Six Steps for Managing Water Risks, Opportunities
In its 2014 Global Risks report, the World Economic Forum identified water crises as one of the risks of highest concern. For businesses, it is important to understand operational and market contexts to manage water risk and leverage opportunity, according to The Guardian.
Businesses can manage water resources with a simple six step process:
1. Quantify the direct and indirect water footprint.
To develop a coherent strategy on water, businesses need to first understand the volume of water consumed across the value chain and where this water consumption is located.
2. Map water risks.
Once water footprint is established, businesses can then make geographically-relevant assessments of water scarcity, water stress or other applicable water risk factors to develop an overall risk map.
3. Identify high priority areas for action.
A good example of this step is Volkswagen’s Think Blue factory program for reducing water and energy consumption, where it identified that 90 percent of its water consumption occurred in its upstream manufacturing process.
4. Identify improvement opportunities in high priority areas.
After prioritization, establish what measures can be taken in high priority areas to minimize impact and mitigate risk.
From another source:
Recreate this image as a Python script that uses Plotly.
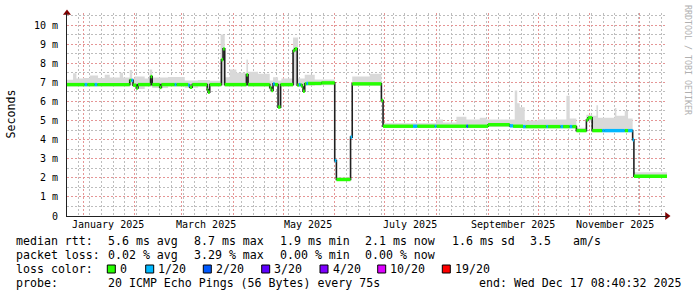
import plotly.graph_objects as go
import pandas as pd

# ---------------- data ----------------
start_time = "2024-12-22 08:40:32"
end_time = "2025-12-17 08:40:32"

median_start = [
    "2024-12-22 08:40", "2025-01-02 00:00", "2025-01-03 12:00", "2025-01-08 00:00", "2025-01-09 12:00",
    "2025-01-29 00:00", "2025-01-30 00:00", "2025-01-31 00:00", "2025-02-02 00:00", "2025-02-03 00:00",
    "2025-02-10 12:00", "2025-02-11 12:00", "2025-02-16 00:00", "2025-02-17 00:00", "2025-02-25 00:00",
    "2025-02-26 00:00", "2025-03-05 00:00", "2025-03-06 00:00", "2025-03-07 12:00", "2025-03-16 12:00",
    "2025-03-17 00:00", "2025-03-18 00:00", "2025-03-25 00:00", "2025-03-26 00:00", "2025-03-27 00:00",
    "2025-04-09 00:00", "2025-04-10 00:00", "2025-04-23 00:00", "2025-04-24 00:00", "2025-04-25 00:00",
    "2025-04-26 00:00", "2025-04-28 00:00", "2025-04-29 12:00", "2025-05-07 00:00", "2025-05-08 00:00",
    "2025-05-09 12:00", "2025-05-10 12:00", "2025-05-11 12:00", "2025-05-12 12:00", "2025-05-13 00:00",
    "2025-05-14 00:00", "2025-05-15 00:00", "2025-05-16 00:00", "2025-05-24 00:00", "2025-06-01 00:00",
    "2025-06-02 00:00", "2025-06-10 12:00", "2025-06-11 12:00", "2025-06-29 00:00", "2025-06-30 00:00",
    "2025-07-18 00:00", "2025-07-20 12:00", "2025-07-31 00:00", "2025-08-01 00:00", "2025-08-19 00:00",
    "2025-08-20 00:00", "2025-09-01 00:00", "2025-09-14 00:00", "2025-09-16 00:00", "2025-09-22 00:00",
    "2025-09-23 12:00", "2025-10-06 00:00", "2025-10-07 00:00", "2025-10-14 12:00", "2025-10-16 00:00",
    "2025-10-20 00:00", "2025-10-21 12:00", "2025-10-24 00:00", "2025-10-30 00:00", "2025-10-31 00:00",
    "2025-11-02 12:00", "2025-11-08 12:00", "2025-11-10 00:00", "2025-11-22 00:00", "2025-11-24 00:00",
    "2025-11-26 18:00", "2025-11-27 12:00",
]
median_ms = [
    6.88, 6.88, 6.88, 6.88, 6.88,
    7.10, 7.10, 6.85, 6.70, 6.88,
    7.30, 6.88, 6.73, 6.88, 6.88,
    6.88, 6.85, 6.74, 6.88, 6.62,
    6.48, 6.88, 8.18, 8.75, 6.88,
    7.39, 6.88, 6.72, 6.57, 6.92,
    6.88, 5.70, 6.88, 8.66, 8.75,
    6.85, 6.88, 6.85, 6.75, 6.53,
    6.92, 6.94, 6.94, 6.97, 2.90,
    1.91, 4.13, 6.92, 6.05, 4.70,
    4.70, 4.70, 4.70, 4.70, 4.70,
    4.70, 4.78, 4.72, 4.70, 4.68,
    4.68, 4.68, 4.68, 4.68, 4.68,
    4.68, 4.68, 4.47, 5.03, 5.14,
    4.47, 4.47, 4.47, 4.47, 4.47,
    3.99, 2.08,
]
median_loss = [
    0, 1, 0, 1, 0,
    0, 1, 0, 0, 0,
    0, 0, 0, 0, 1,
    0, 1, 0, 0, 0,
    0, 0, 0, 0, 0,
    0, 0, 0, 0, 1,
    0, 0, 0, 0, 0,
    0, 1, 0, 0, 0,
    0, 1, 0, 0, 1,
    0, 1, 0, 0, 0,
    1, 0, 1, 0, 2,
    0, 0, 1, 0, 1,
    0, 1, 0, 1, 0,
    1, 0, 0, 0, 0,
    0, 1, 1, 0, 1,
    1, 0,
]

smoke_start = [
    "2024-12-22 08:40", "2024-12-26 00:00", "2024-12-28 00:00", "2025-01-01 00:00", "2025-01-05 00:00",
    "2025-01-10 00:00", "2025-01-14 00:00", "2025-01-17 00:00", "2025-01-23 00:00", "2025-01-25 00:00",
    "2025-01-29 00:00", "2025-01-30 12:00", "2025-02-01 00:00", "2025-02-07 00:00", "2025-02-10 00:00",
    "2025-02-11 12:00", "2025-02-21 00:00", "2025-03-03 00:00", "2025-03-11 00:00", "2025-03-16 12:00",
    "2025-03-18 00:00", "2025-03-24 12:00", "2025-03-27 00:00", "2025-03-30 00:00", "2025-04-03 00:00",
    "2025-04-09 00:00", "2025-04-10 00:00", "2025-04-16 00:00", "2025-04-23 00:00", "2025-04-25 00:00",
    "2025-04-28 00:00", "2025-04-30 00:00", "2025-05-07 00:00", "2025-05-10 00:00", "2025-05-12 12:00",
    "2025-05-14 00:00", "2025-05-20 00:00", "2025-06-01 00:00", "2025-06-02 00:00", "2025-06-10 12:00",
    "2025-06-11 12:00", "2025-06-22 00:00", "2025-06-29 00:00", "2025-06-30 00:00", "2025-08-01 00:00",
    "2025-08-05 00:00", "2025-08-13 00:00", "2025-08-19 00:00", "2025-08-27 00:00", "2025-08-31 00:00",
    "2025-09-17 00:00", "2025-09-18 12:00", "2025-09-20 00:00", "2025-09-23 00:00", "2025-10-01 00:00",
    "2025-10-18 00:00", "2025-10-20 00:00", "2025-10-24 00:00", "2025-10-30 00:00", "2025-11-02 12:00",
    "2025-11-05 00:00", "2025-11-06 00:00", "2025-11-16 00:00", "2025-11-17 00:00", "2025-11-22 00:00",
    "2025-11-24 00:00", "2025-11-26 18:00", "2025-11-27 12:00",
]
smoke_lo_ms = [
    6.78, 6.78, 6.78, 6.78, 6.78,
    6.78, 6.78, 6.78, 6.78, 6.78,
    6.85, 6.78, 6.65, 6.78, 6.78,
    6.70, 6.78, 6.72, 6.78, 6.45,
    6.78, 6.85, 6.78, 6.78, 6.78,
    6.80, 6.78, 6.78, 6.52, 6.78,
    5.65, 6.78, 6.85, 6.78, 6.50,
    6.82, 6.84, 2.85, 1.86, 4.08,
    6.82, 6.82, 6.00, 4.62, 4.62,
    4.62, 4.62, 4.62, 4.62, 4.66,
    4.62, 4.62, 4.60, 4.60, 4.60,
    4.60, 4.60, 4.40, 4.95, 4.40,
    4.40, 4.40, 4.40, 4.40, 4.40,
    4.40, 3.95, 2.00,
]
smoke_hi_ms = [
    7.14, 7.48, 7.20, 7.22, 7.35,
    7.22, 7.40, 7.25, 7.50, 7.25,
    7.65, 7.20, 7.30, 7.20, 7.67,
    7.25, 7.28, 7.10, 7.12, 7.12,
    7.08, 9.50, 7.27, 7.67, 7.50,
    8.20, 7.55, 7.45, 7.10, 7.27,
    7.10, 7.20, 9.35, 7.20, 7.20,
    7.40, 7.15, 3.00, 2.02, 4.25,
    7.30, 7.45, 6.15, 4.86, 5.05,
    4.90, 5.20, 5.05, 5.15, 5.05,
    6.57, 5.90, 5.70, 5.00, 5.05,
    6.30, 5.10, 4.62, 5.30, 5.25,
    5.80, 5.15, 5.65, 5.25, 5.50,
    5.10, 4.05, 2.29,
]

month_grid = ["2025-%02d-01" % m for m in range(1, 13)]
month_label_pos = ["2025-01-16", "2025-03-16", "2025-05-16", "2025-07-16", "2025-09-16", "2025-11-16"]
month_labels = ["January 2025", "March 2025", "May 2025", "July 2025", "September 2025", "November 2025"]

y_tick_vals = [0, 1, 2, 3, 4, 5, 6, 7, 8, 9, 10]
y_tick_text = ["0", "1 m", "2 m", "3 m", "4 m", "5 m", "6 m", "7 m", "8 m", "9 m", "10 m"]
y_minor_vals = [0.5, 1.5, 2.5, 3.5, 4.5, 5.5, 6.5, 7.5, 8.5, 9.5, 10.5]

loss_levels = [0, 1, 2, 3, 4, 10, 19]
loss_labels = ["0", "1/20", "2/20", "3/20", "4/20", "10/20", "19/20"]
loss_colors = ["#26ff00", "#00b8ff", "#0059ff", "#5e00ff", "#7e00ff", "#dd00ff", "#ff0000"]

rtt_stats = ["5.6 ms avg", "8.7 ms max", "1.9 ms min", "2.1 ms now", "1.6 ms sd", "3.5", "am/s"]
loss_stats = ["0.02 % avg", "3.29 % max", "0.00 % min", "0.00 % now"]
probe_text = "20 ICMP Echo Pings (56 Bytes) every 75s"
end_text = "end: Wed Dec 17 08:40:32 2025"

# ---------------- layout geometry (pixels) ----------------
W, H = 697, 297
ML, MR, MT, MB = 67, 30, 13, 81
PW, PH = W - ML - MR, H - MT - MB
PX_PER_MS = 19.1
Y_TOP = PH / PX_PER_MS
FONT = "DejaVu Sans Mono"


def px(xp):
    return (xp - ML) / PW


def py(yp):
    return (MT + PH - yp) / PH


fig = go.Figure()

# smoke
s_x = smoke_start + [end_time]
fig.add_trace(go.Scatter(x=s_x, y=smoke_lo_ms + [smoke_lo_ms[-1]], mode="lines",
                         line=dict(width=0, shape="hv"), hoverinfo="skip", showlegend=False))
fig.add_trace(go.Scatter(x=s_x, y=smoke_hi_ms + [smoke_hi_ms[-1]], mode="lines",
                         line=dict(width=0, shape="hv"), fill="tonexty", fillcolor="#d9d9d9",
                         hoverinfo="skip", showlegend=False))

# black median step line
m_x = median_start + [end_time]
fig.add_trace(go.Scatter(x=m_x, y=median_ms + [median_ms[-1]], mode="lines",
                         line=dict(width=1.6, color="#202020", shape="hv"),
                         hoverinfo="skip", showlegend=False))

# loss-coloured median bands
ends = median_start[1:] + [end_time]
for lvl, col in zip(loss_levels, loss_colors):
    xs, ys = [], []
    for s, e, v, l in zip(median_start, ends, median_ms, median_loss):
        if l == lvl:
            xs += [s, e, None]
            ys += [v, v, None]
    if xs:
        fig.add_trace(go.Scatter(x=xs, y=ys, mode="lines", line=dict(width=3.4, color=col),
                                 hoverinfo="skip", showlegend=False))

# axis arrows
fig.add_trace(go.Scatter(x=[end_time], y=[0], mode="markers", cliponaxis=False,
                         marker=dict(symbol="triangle-right", size=7, color="#800000"),
                         hoverinfo="skip", showlegend=False))
fig.add_trace(go.Scatter(x=[start_time], y=[Y_TOP], mode="markers", cliponaxis=False,
                         marker=dict(symbol="triangle-up", size=7, color="#800000"),
                         hoverinfo="skip", showlegend=False))

mgrid = "#e59595"
grid = "#bdbdbd"
DASH = "2px,2px"
sundays = [d.strftime("%Y-%m-%d") for d in pd.date_range("2024-12-29", "2025-12-14", freq="7D")]

fig.update_layout(
    width=W, height=H,
    margin=dict(l=ML, r=MR, t=MT, b=MB, pad=0),
    paper_bgcolor="white", plot_bgcolor="white",
    showlegend=False,
    font=dict(family=FONT, size=10, color="black"),
    xaxis=dict(type="date", range=[start_time, end_time], tickmode="array", tickvals=month_grid,
               showticklabels=False, ticks="", showgrid=True, gridcolor=mgrid, griddash=DASH,
               gridwidth=1, showline=True, linecolor="#212121", linewidth=1, zeroline=False,
               minor=dict(tickmode="array", tickvals=sundays, showgrid=True, gridcolor=grid,
                          griddash=DASH, gridwidth=1, ticks="")),
    yaxis=dict(range=[0, Y_TOP], tickmode="array", tickvals=y_tick_vals, ticktext=y_tick_text,
               showgrid=True, gridcolor=mgrid, griddash=DASH, gridwidth=1, ticks="",
               showline=True, linecolor="#212121", linewidth=1, zeroline=False,
               ticklabelstandoff=6, tickfont=dict(family=FONT, size=10, color="black"),
               minor=dict(tickmode="array", tickvals=y_minor_vals, showgrid=True, gridcolor=grid,
                          griddash=DASH, gridwidth=1, ticks="")),
)

ann = []
LF = dict(family=FONT, size=11.6, color="black")

# month labels (x tick labels, centred in the middle of the labelled month)
for pos, lab in zip(month_label_pos, month_labels):
    ann.append(dict(x=pos, y=py(224.5), xref="x", yref="paper", text=lab, showarrow=False,
                    xanchor="center", yanchor="middle", font=dict(family=FONT, size=10, color="black")))


def text(xp, yp, t, **kw):
    d = dict(x=px(xp), y=py(yp), xref="paper", yref="paper", text=t, showarrow=False,
             xanchor="left", yanchor="middle", font=LF, borderpad=0)
    d.update(kw)
    ann.append(d)


rows = [240.7, 255.0, 269.0, 283.3]
text(15, rows[0], "median rtt:")
for xp, t in zip([106.5, 192.5, 279.2, 364.2, 451, 529.2, 571.5], rtt_stats):
    text(xp, rows[0], t)
text(15, rows[1], "packet loss:")
for xp, t in zip([106.5, 192.5, 279.2, 364.2], loss_stats):
    text(xp, rows[1], t)
text(15, rows[2], "loss color:")
box_x = [107.3, 145.7, 203.3, 261.7, 320.0, 377.7, 442.3]
shapes = []
for bx, lab, col in zip(box_x, loss_labels, loss_colors):
    shapes.append(dict(type="rect", xref="paper", yref="paper", x0=px(bx), x1=px(bx + 8),
                       y0=py(rows[2] + 4), y1=py(rows[2] - 4), fillcolor=col,
                       line=dict(color="black", width=1)))
    text(bx + 11.5, rows[2], lab)
text(15, rows[3], "probe:")
text(106.5, rows[3], probe_text)
text(477.5, rows[3], end_text)

ann.append(dict(x=px(10.5), y=py(114), xref="paper", yref="paper", text="Seconds", textangle=-90,
                showarrow=False, xanchor="center", yanchor="middle", font=LF))
ann.append(dict(x=px(688), y=py(60), xref="paper", yref="paper", text="RRDTOOL / TOBI OETIKER",
                textangle=90, showarrow=False, xanchor="center", yanchor="middle",
                font=dict(family=FONT, size=8.3, color="#b0b0b0")))

fig.update_layout(annotations=ann, shapes=shapes)
fig.write_html("out.html")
5. Establishing a strategic framework.
New metrics and targets must be established to track performance and drive improvement in key areas.
6. Establish collaborative partnerships.
Businesses must think collaboratively, and leading companies are already demonstrating the value of partnerships in managing water risk in their value chains.
According to a CDP report published last week, two thirds of the world’s largest companies — including Merck, Unilever and H&M — are reporting exposure to water risks, some of which have potential to limit growth.
This concern was echoed earlier this year in an Environmental Defense Fund blog, which said that companies including AT&T, Deloitte, MillerCoors and Veolia see water scarcity as a business risk.